唇やその周りに、ピリピリするような違和感や痛みを伴いながら、小さな水膨れができます。疲れた時など免疫が下がっている時によく出ます。数年に1回の人もいますし、毎月出るという人もいます。初めての場合は、症状が強く出ることが多いです。症状出現時にキスをするとうつりやすいです。

2.性器ヘルペス

陰部や臀部などに、小さな水疱ができ、痛みや痒みなどができる病気です。口唇ヘルペス同様、再発を繰り返します。女性は再発時にも痛みが強い傾向にあります。主に性行為によって感染します。相手への感染を避けるため、少なくとも症状が出ている時は、パートナーとの性行為は避けて下さい。
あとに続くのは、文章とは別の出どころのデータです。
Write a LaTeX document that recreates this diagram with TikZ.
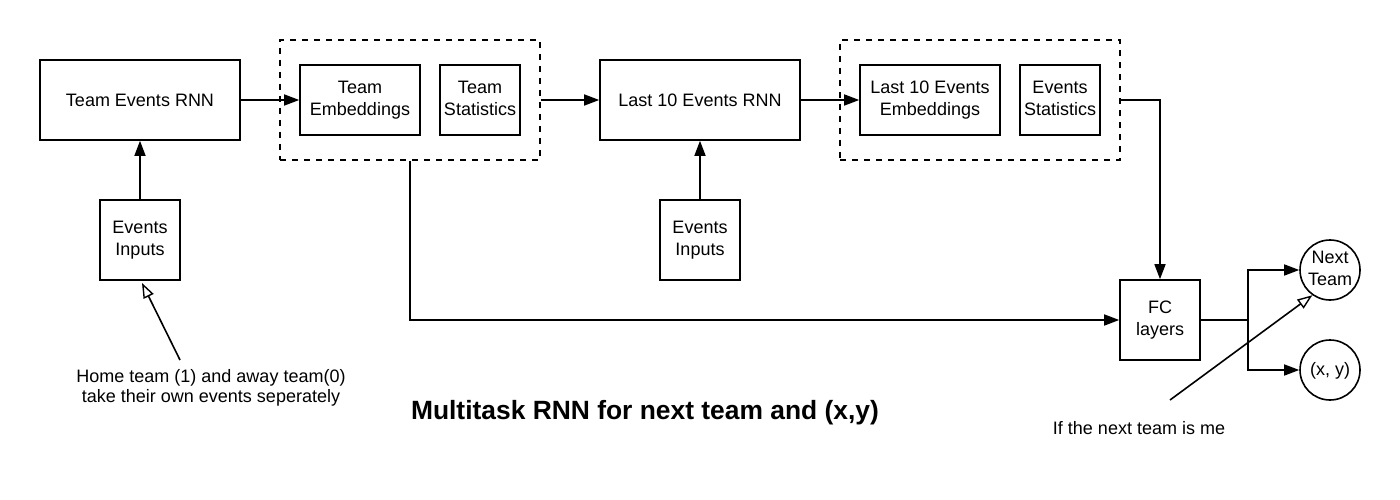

妊娠中に感染したり再発しても赤ちゃんへ感染することはありませんが、分娩時に症状が出ている場合はうつる可能性があります。

治療

ウイルスの増殖を抑える“抗ヘルペスウイルス薬”の飲み薬、塗り薬が主な治療になります。早く治療を開始すればするほどウイルスの増殖が少なくて済みます。再発を繰り返している患者さんは、わかるかもしれませんが、口唇や陰部に症状がでる前日あたりに、予兆を感じることがあります。その段階から薬を服用するPIT(Patient Initiated Therapy)などもありますので、ご相談ください。

PIT(Patient Initiated Therapy)とは

あらかじめ処方してもらったお薬を初期症状(ピリピリ、ムズムズなどの違和感)に基づき患者さんの判断で服用開始する治療方法のことです。
PITは、再発を繰り返す口唇ヘルぺス・性器ヘルぺスの患者さんに対して、 医師が必要性を判断した場合に行われます。